• _WRITTEN REQUEST_: Give every line again exactly as it appears, please, but not the pictures.

• _SUPPLIED INFORMATION_:
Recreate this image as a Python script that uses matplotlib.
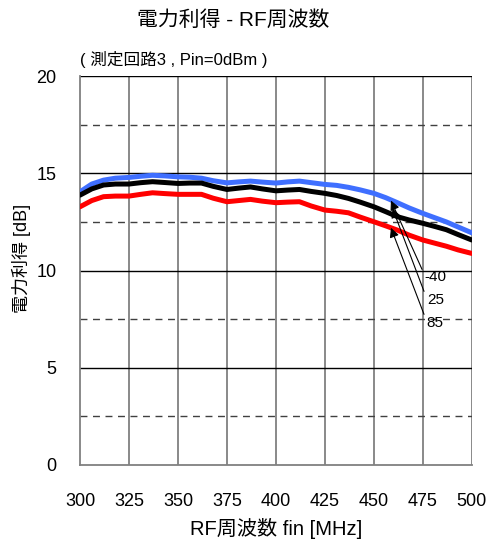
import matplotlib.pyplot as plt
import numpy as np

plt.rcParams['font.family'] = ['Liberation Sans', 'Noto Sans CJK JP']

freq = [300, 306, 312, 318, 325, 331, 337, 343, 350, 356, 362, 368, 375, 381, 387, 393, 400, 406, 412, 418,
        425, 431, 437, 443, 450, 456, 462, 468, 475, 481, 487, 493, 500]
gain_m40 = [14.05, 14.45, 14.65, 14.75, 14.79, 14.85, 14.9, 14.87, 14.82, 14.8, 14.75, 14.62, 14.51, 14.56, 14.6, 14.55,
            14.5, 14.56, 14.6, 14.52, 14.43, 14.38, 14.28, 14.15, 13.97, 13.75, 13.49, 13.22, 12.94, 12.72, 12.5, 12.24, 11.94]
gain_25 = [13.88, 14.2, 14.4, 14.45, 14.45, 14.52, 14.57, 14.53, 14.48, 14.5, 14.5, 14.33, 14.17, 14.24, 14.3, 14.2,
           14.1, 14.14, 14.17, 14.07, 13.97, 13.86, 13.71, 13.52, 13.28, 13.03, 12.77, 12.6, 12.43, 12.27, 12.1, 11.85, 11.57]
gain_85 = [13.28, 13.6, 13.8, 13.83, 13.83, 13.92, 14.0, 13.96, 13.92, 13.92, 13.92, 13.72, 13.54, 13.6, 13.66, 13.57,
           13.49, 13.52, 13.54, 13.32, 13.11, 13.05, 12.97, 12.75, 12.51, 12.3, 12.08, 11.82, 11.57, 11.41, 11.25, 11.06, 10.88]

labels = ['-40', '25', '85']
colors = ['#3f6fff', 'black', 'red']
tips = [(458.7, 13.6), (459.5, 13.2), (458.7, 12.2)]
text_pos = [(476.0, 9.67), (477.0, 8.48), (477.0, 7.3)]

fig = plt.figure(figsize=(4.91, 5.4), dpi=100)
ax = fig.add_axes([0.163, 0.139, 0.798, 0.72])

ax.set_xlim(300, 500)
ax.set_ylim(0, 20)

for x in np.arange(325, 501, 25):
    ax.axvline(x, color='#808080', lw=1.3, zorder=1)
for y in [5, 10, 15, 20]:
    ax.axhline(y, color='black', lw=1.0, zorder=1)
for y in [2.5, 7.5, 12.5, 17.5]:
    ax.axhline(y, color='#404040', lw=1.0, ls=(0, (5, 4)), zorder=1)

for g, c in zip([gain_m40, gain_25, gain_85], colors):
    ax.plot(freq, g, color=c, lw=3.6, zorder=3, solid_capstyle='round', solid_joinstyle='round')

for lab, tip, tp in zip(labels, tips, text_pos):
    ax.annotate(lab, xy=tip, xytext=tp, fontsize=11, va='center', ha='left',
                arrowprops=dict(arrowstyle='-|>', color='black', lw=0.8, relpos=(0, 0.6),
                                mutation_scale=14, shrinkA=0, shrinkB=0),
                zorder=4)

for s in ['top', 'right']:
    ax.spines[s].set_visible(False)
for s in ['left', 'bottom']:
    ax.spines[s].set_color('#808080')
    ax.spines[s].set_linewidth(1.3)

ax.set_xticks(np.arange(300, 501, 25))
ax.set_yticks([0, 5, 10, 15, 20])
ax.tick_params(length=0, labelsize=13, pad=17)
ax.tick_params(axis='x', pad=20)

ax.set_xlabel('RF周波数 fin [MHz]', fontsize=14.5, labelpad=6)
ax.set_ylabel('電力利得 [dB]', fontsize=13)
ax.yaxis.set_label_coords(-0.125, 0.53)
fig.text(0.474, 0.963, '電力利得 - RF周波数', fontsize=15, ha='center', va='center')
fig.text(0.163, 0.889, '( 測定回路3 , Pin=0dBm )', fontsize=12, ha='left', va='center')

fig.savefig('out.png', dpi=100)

• _REPLY_:
Recreate this image as a Python script that uses matplotlib.
import matplotlib.pyplot as plt
import numpy as np

plt.rcParams['font.family'] = ['Liberation Sans', 'Noto Sans CJK JP']

freq = [300, 306, 312, 318, 325, 331, 337, 343, 350, 356, 362, 368, 375, 381, 387, 393, 400, 406, 412, 418,
        425, 431, 437, 443, 450, 456, 462, 468, 475, 481, 487, 493, 500]
gain_m40 = [14.05, 14.45, 14.65, 14.75, 14.79, 14.85, 14.9, 14.87, 14.82, 14.8, 14.75, 14.62, 14.51, 14.56, 14.6, 14.55,
            14.5, 14.56, 14.6, 14.52, 14.43, 14.38, 14.28, 14.15, 13.97, 13.75, 13.49, 13.22, 12.94, 12.72, 12.5, 12.24, 11.94]
gain_25 = [13.88, 14.2, 14.4, 14.45, 14.45, 14.52, 14.57, 14.53, 14.48, 14.5, 14.5, 14.33, 14.17, 14.24, 14.3, 14.2,
           14.1, 14.14, 14.17, 14.07, 13.97, 13.86, 13.71, 13.52, 13.28, 13.03, 12.77, 12.6, 12.43, 12.27, 12.1, 11.85, 11.57]
gain_85 = [13.28, 13.6, 13.8, 13.83, 13.83, 13.92, 14.0, 13.96, 13.92, 13.92, 13.92, 13.72, 13.54, 13.6, 13.66, 13.57,
           13.49, 13.52, 13.54, 13.32, 13.11, 13.05, 12.97, 12.75, 12.51, 12.3, 12.08, 11.82, 11.57, 11.41, 11.25, 11.06, 10.88]

labels = ['-40', '25', '85']
colors = ['#3f6fff', 'black', 'red']
tips = [(458.7, 13.6), (459.5, 13.2), (458.7, 12.2)]
text_pos = [(476.0, 9.67), (477.0, 8.48), (477.0, 7.3)]

fig = plt.figure(figsize=(4.91, 5.4), dpi=100)
ax = fig.add_axes([0.163, 0.139, 0.798, 0.72])

ax.set_xlim(300, 500)
ax.set_ylim(0, 20)

for x in np.arange(325, 501, 25):
    ax.axvline(x, color='#808080', lw=1.3, zorder=1)
for y in [5, 10, 15, 20]:
    ax.axhline(y, color='black', lw=1.0, zorder=1)
for y in [2.5, 7.5, 12.5, 17.5]:
    ax.axhline(y, color='#404040', lw=1.0, ls=(0, (5, 4)), zorder=1)

for g, c in zip([gain_m40, gain_25, gain_85], colors):
    ax.plot(freq, g, color=c, lw=3.6, zorder=3, solid_capstyle='round', solid_joinstyle='round')

for lab, tip, tp in zip(labels, tips, text_pos):
    ax.annotate(lab, xy=tip, xytext=tp, fontsize=11, va='center', ha='left',
                arrowprops=dict(arrowstyle='-|>', color='black', lw=0.8, relpos=(0, 0.6),
                                mutation_scale=14, shrinkA=0, shrinkB=0),
                zorder=4)

for s in ['top', 'right']:
    ax.spines[s].set_visible(False)
for s in ['left', 'bottom']:
    ax.spines[s].set_color('#808080')
    ax.spines[s].set_linewidth(1.3)

ax.set_xticks(np.arange(300, 501, 25))
ax.set_yticks([0, 5, 10, 15, 20])
ax.tick_params(length=0, labelsize=13, pad=17)
ax.tick_params(axis='x', pad=20)

ax.set_xlabel('RF周波数 fin [MHz]', fontsize=14.5, labelpad=6)
ax.set_ylabel('電力利得 [dB]', fontsize=13)
ax.yaxis.set_label_coords(-0.125, 0.53)
fig.text(0.474, 0.963, '電力利得 - RF周波数', fontsize=15, ha='center', va='center')
fig.text(0.163, 0.889, '( 測定回路3 , Pin=0dBm )', fontsize=12, ha='left', va='center')

fig.savefig('out.png', dpi=100)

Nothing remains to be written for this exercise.